The decision whether or not to even conduct a hearing on a Rule 35 motion has always been discretionary with the trial court. State v. Ramirez, 122 Idaho 830, 839 P.2d 1244 (Ct.App.1992); State v. James, 112 Idaho 239, 242, 731 P.2d 234, 237 (Ct.App.1986). It is also within the court’s discretion to hear testimony or argument on the motion. State v. Arambula, 97 Idaho 627, 630, 550 P.2d 130, 133 (1976). In this regard, a trial court may summarily dismiss a Rule 35 motion ex parte without argument, hearing, or waiting for a requested progress report. See State v. Findeisen, 119 Idaho 903, 811 P.2d 513 (Ct.App.1991). A trial court only abuses its discretion on a Rule 35 motion when it unduly limits information considered in deciding the motion.
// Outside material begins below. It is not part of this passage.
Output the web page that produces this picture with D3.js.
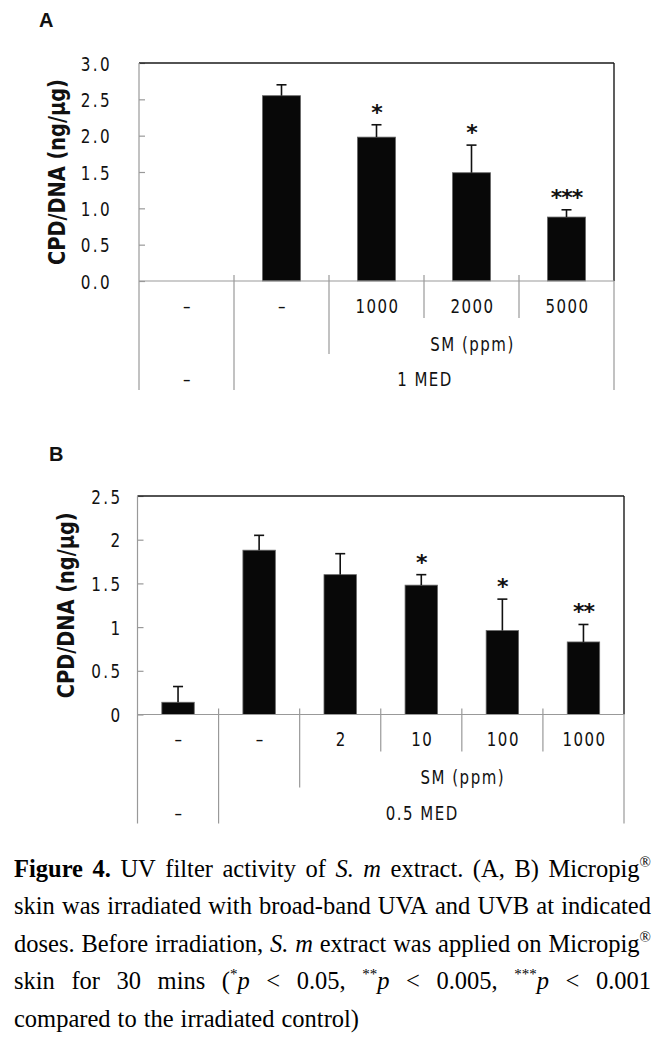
<!DOCTYPE html>
<html><head><meta charset="utf-8">
<script src="https://cdn.jsdelivr.net/npm/d3@7"></script>
<style>body{margin:0;background:#fff}svg{display:block}</style>
</head><body>
<script>
// ---------- Panel A data ----------
const doseA = ["–", "–", "1000", "2000", "5000"];
const valueA = [0, 2.55, 1.98, 1.49, 0.88];
const errorA = [0, 0.15, 0.17, 0.38, 0.10];
const starA = ["", "", "*", "*", "***"];
const tickA = [0, 0.5, 1, 1.5, 2, 2.5, 3];
const tickLabelA = ["0.0", "0.5", "1.0", "1.5", "2.0", "2.5", "3.0"];
const uvA = ["–", "1 MED"];
// ---------- Panel B data ----------
const doseB = ["–", "–", "2", "10", "100", "1000"];
const valueB = [0.14, 1.88, 1.60, 1.48, 0.96, 0.83];
const errorB = [0.18, 0.17, 0.24, 0.12, 0.36, 0.20];
const starB = ["", "", "", "*", "*", "**"];
const tickB = [0, 0.5, 1, 1.5, 2, 2.5];
const tickLabelB = ["0", "0.5", "1", "1.5", "2", "2.5"];
const uvB = ["–", "0.5 MED"];
const smLabel = "SM (ppm)";
const yTitle = "CPD/DNA (ng/μg)";
// ---------- Caption ----------
const captionLines = [
  "{b:Figure} {b:4.} UV filter activity of {i:S.} {i:m} extract. (A, B) Micropig{s:®}",
  "skin was irradiated with broad-band UVA and UVB at indicated",
  "doses. Before irradiation, {i:S.} {i:m} extract was applied on Micropig{s:®}",
  "skin for 30 mins ({s:*}{i:p} < 0.05, {s:**}{i:p} < 0.005, {s:***}{i:p} < 0.001",
  "compared to the irradiated control)"
];

const W = 658, H = 1046;
const svg = d3.select("body").append("svg").attr("width", W).attr("height", H);
const grey = "#999", dark = "#1a1a1a";
const tableFont = "DejaVu Sans";

function condText(g, x, y, str, anchor, size, sx, ls) {
  return g.append("text")
    .attr("transform", `translate(${x},${y}) scale(${sx},1)`)
    .attr("text-anchor", anchor)
    .attr("font-family", tableFont)
    .attr("font-size", size)
    .attr("letter-spacing", ls)
    .attr("fill", "#111")
    .text(str);
}

function drawPanel(o) {
  const n = o.dose.length;
  const g = svg.append("g");
  const x = d3.scaleBand().domain(d3.range(n)).range([o.left, o.right]).padding(0);
  const y = d3.scaleLinear().domain([0, o.yMax]).range([o.zero, o.top]);
  const bw = x.bandwidth();
  const r1 = o.zero + 37, r2 = o.zero + 73, r3 = o.zero + 109;

  // panel letter
  g.append("text").attr("x", o.letterX).attr("y", o.letterY).text(o.letter)
    .attr("font-family", "Liberation Sans").attr("font-weight", "bold")
    .attr("font-size", 20).attr("fill", "#111");

  // y axis (ticks inward)
  const ax = g.append("g").attr("transform", `translate(${o.left},0)`)
    .call(d3.axisLeft(y).tickValues(o.ticks).tickSizeInner(-6).tickSizeOuter(0)
      .tickFormat((d, i) => o.tickLabels[i]));
  ax.select(".domain").remove();
  ax.selectAll(".tick line").attr("stroke", grey).attr("stroke-width", 1.2);
  ax.selectAll(".tick text").attr("x", null).attr("dy", null)
    .attr("transform", `translate(${-o.tickPad},7) scale(0.78,1)`)
    .attr("font-family", tableFont).attr("font-size", 19.5)
    .attr("letter-spacing", 3).attr("fill", "#111");

  // y title
  g.append("text")
    .attr("transform", `translate(${o.titleX},${(o.top + o.zero) / 2}) rotate(-90) scale(0.88,1.05)`)
    .attr("text-anchor", "middle").attr("dy", "0.36em")
    .attr("font-family", "DejaVu Sans").attr("font-weight", "bold")
    .attr("font-size", 22).attr("fill", "#111").text(yTitle);

  // bars
  g.selectAll("rect.bar").data(o.values).join("rect").attr("class", "bar")
    .attr("x", (d, i) => x(i) + bw * 0.3).attr("width", bw * 0.4)
    .attr("y", d => y(d)).attr("height", d => y(0) - y(d))
    .attr("fill", "#080808").attr("stroke", "#666").attr("stroke-width", 0.8)
    .attr("display", d => d > 0 ? null : "none");

  // error bars (upper only)
  o.values.forEach((v, i) => {
    const e = o.errors[i];
    if (!(e > 0)) return;
    const cx = x(i) + bw / 2;
    g.append("line").attr("x1", cx).attr("x2", cx).attr("y1", y(v)).attr("y2", y(v + e))
      .attr("stroke", "#111").attr("stroke-width", 1.6);
    g.append("line").attr("x1", cx - 5).attr("x2", cx + 5).attr("y1", y(v + e)).attr("y2", y(v + e))
      .attr("stroke", "#111").attr("stroke-width", 1.6);
    if (o.stars[i]) {
      g.append("text").attr("x", cx).attr("y", y(v + e) - 5).attr("text-anchor", "middle")
        .attr("font-family", "DejaVu Sans").attr("font-weight", "bold").attr("font-size", 22)
        .attr("letter-spacing", -1).attr("fill", "#111").text(o.stars[i]);
    }
  });

  // frame
  g.append("line").attr("x1", o.left).attr("x2", o.right).attr("y1", o.top).attr("y2", o.top)
    .attr("stroke", dark).attr("stroke-width", 1.4);
  g.append("line").attr("x1", o.right).attr("x2", o.right).attr("y1", o.top).attr("y2", o.zero)
    .attr("stroke", dark).attr("stroke-width", 1.4);
  g.append("line").attr("x1", o.right).attr("x2", o.right).attr("y1", o.zero).attr("y2", r3)
    .attr("stroke", grey).attr("stroke-width", 1.2);
  g.append("line").attr("x1", o.left).attr("x2", o.left).attr("y1", o.top).attr("y2", r3)
    .attr("stroke", grey).attr("stroke-width", 1.2);
  g.append("line").attr("x1", o.left).attr("x2", o.right).attr("y1", o.zero).attr("y2", o.zero)
    .attr("stroke", grey).attr("stroke-width", 1.2);

  // table dividers
  for (let i = 1; i < n; i++) {
    const xe = x(i);
    const y2 = i === 1 ? r3 : (i === 2 ? r2 : r1);
    g.append("line").attr("x1", xe).attr("x2", xe).attr("y1", o.zero - 6).attr("y2", y2)
      .attr("stroke", grey).attr("stroke-width", 1.2);
  }
  // table text
  o.dose.forEach((d, i) => condText(g, x(i) + bw / 2 + 1, o.zero + 31.5, d, "middle", 20, 0.75, 2));
  condText(g, (x(2) + o.right) / 2 + 1, o.zero + 69.5, smLabel, "middle", 20, 0.75, 2);
  condText(g, x(0) + bw / 2 + 1, o.zero + 105, o.uv[0], "middle", 20, 0.75, 2);
  condText(g, (x(1) + o.right) / 2 + 1, o.zero + 105, o.uv[1], "middle", 20, 0.75, 2);
}

drawPanel({
  dose: doseA, values: valueA, errors: errorA, stars: starA, ticks: tickA, tickLabels: tickLabelA, uv: uvA,
  left: 139, right: 614, top: 63, zero: 281, yMax: 3, tickPad: 27, titleX: 57,
  letter: "A", letterX: 39, letterY: 27
});
drawPanel({
  dose: doseB, values: valueB, errors: errorB, stars: starB, ticks: tickB, tickLabels: tickLabelB, uv: uvB,
  left: 137.5, right: 624, top: 496, zero: 714.5, yMax: 2.5, tickPad: 15, titleX: 66,
  letter: "B", letterX: 49, letterY: 461
});

// ---------- Caption (justified) ----------
const capLeft = 14, capRight = 651, capTop = 877, capLead = 37.4, capSize = 24.5;
const cap = svg.append("g").attr("font-family", "Liberation Serif").attr("font-size", capSize).attr("fill", "#000");
captionLines.forEach((line, li) => {
  const words = line.split(" ");
  const yb = capTop + li * capLead;
  const nodes = words.map(w => {
    const t = cap.append("text").attr("y", yb);
    const re = /\{([bis]):([^}]*)\}|([^{]+)/g;
    let m, raised = false;
    while ((m = re.exec(w)) !== null) {
      const ts = t.append("tspan");
      if (m[3] !== undefined) {
        ts.text(m[3]);
        if (raised) { ts.attr("dy", 10); raised = false; }
      } else {
        ts.text(m[2]);
        if (m[1] === "b") ts.attr("font-weight", "bold");
        if (m[1] === "i") ts.attr("font-style", "italic");
        if (m[1] === "s") { ts.attr("font-size", 15).attr("dy", -10); raised = true; }
        else if (raised) { ts.attr("dy", 10); raised = false; }
      }
    }
    return t;
  });
  const widths = nodes.map(t => t.node().getComputedTextLength());
  const total = d3.sum(widths);
  const last = li === captionLines.length - 1;
  const gap = last ? 7 : (capRight - capLeft - total) / (words.length - 1);
  let cx = capLeft;
  nodes.forEach((t, i) => { t.attr("x", cx); cx += widths[i] + gap; });
});
</script>
</body></html>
James, 112 Idaho at 242, 731 P.2d at 237. Five weeks passed between the filing of the motion and the district court’s decision; during that period, no supporting affidavits were ever filed. Over four months had elapsed from the date of sentencing, yet nothing specific was ever tendered to the trial court other than the bare Rule 35 motion. Brown has failed to show that the district court unduly limited the available information in his case. Nor does he, to this day, identify what evidence he might have produced or submitted by way of affidavits.
Accordingly, we find no abuse of discretion in the district court’s dismissal of Brown’s Rule 35 motion without a hearing or-further argument. See Ramirez, 122 Idaho at 836, 839 P.2d at 1250.
D. The Ineffective Assistance Of Counsel Claim.
Brown also contends that he was denied effective assistance of counsel because
Claims for ineffective assistance of counsel should almost invariably be brought through an application for post-conviction relief. See I.C. 19-4901; Smith v. State, 129 Idaho 162, 165, 922 P.2d 1088, 1091 (Ct.App.1996). However, if it is clear from the record that trial counsel was ineffective, the claim may be properly raised on appeal. State v. Gittins, 129 Idaho 54, 58, 921 P.2d 754, 758 (Ct.App.1996); see also, State v. Allen, 123 Idaho 880, 882, 853 P.2d 625, 627 (Ct.App.1993) (“ineffective assistance is an issue rarely appropriate to a direct appeal ... it is usually reserved to post-conviction relief proceedings, where a more complete evidentiary record can be developed.”).
Unlike Allen, this case does not present the rare situation where the adequacy of trial counsel’s performance can be determined by simply reviewing the available transcripts. Accordingly, we will not address the issue further.
E. Conclusion
The judgment of conviction and sentence imposed upon Brown for first degree murder is affirmed.
. The sentence imposed for grand theft is not an issue on this appeal.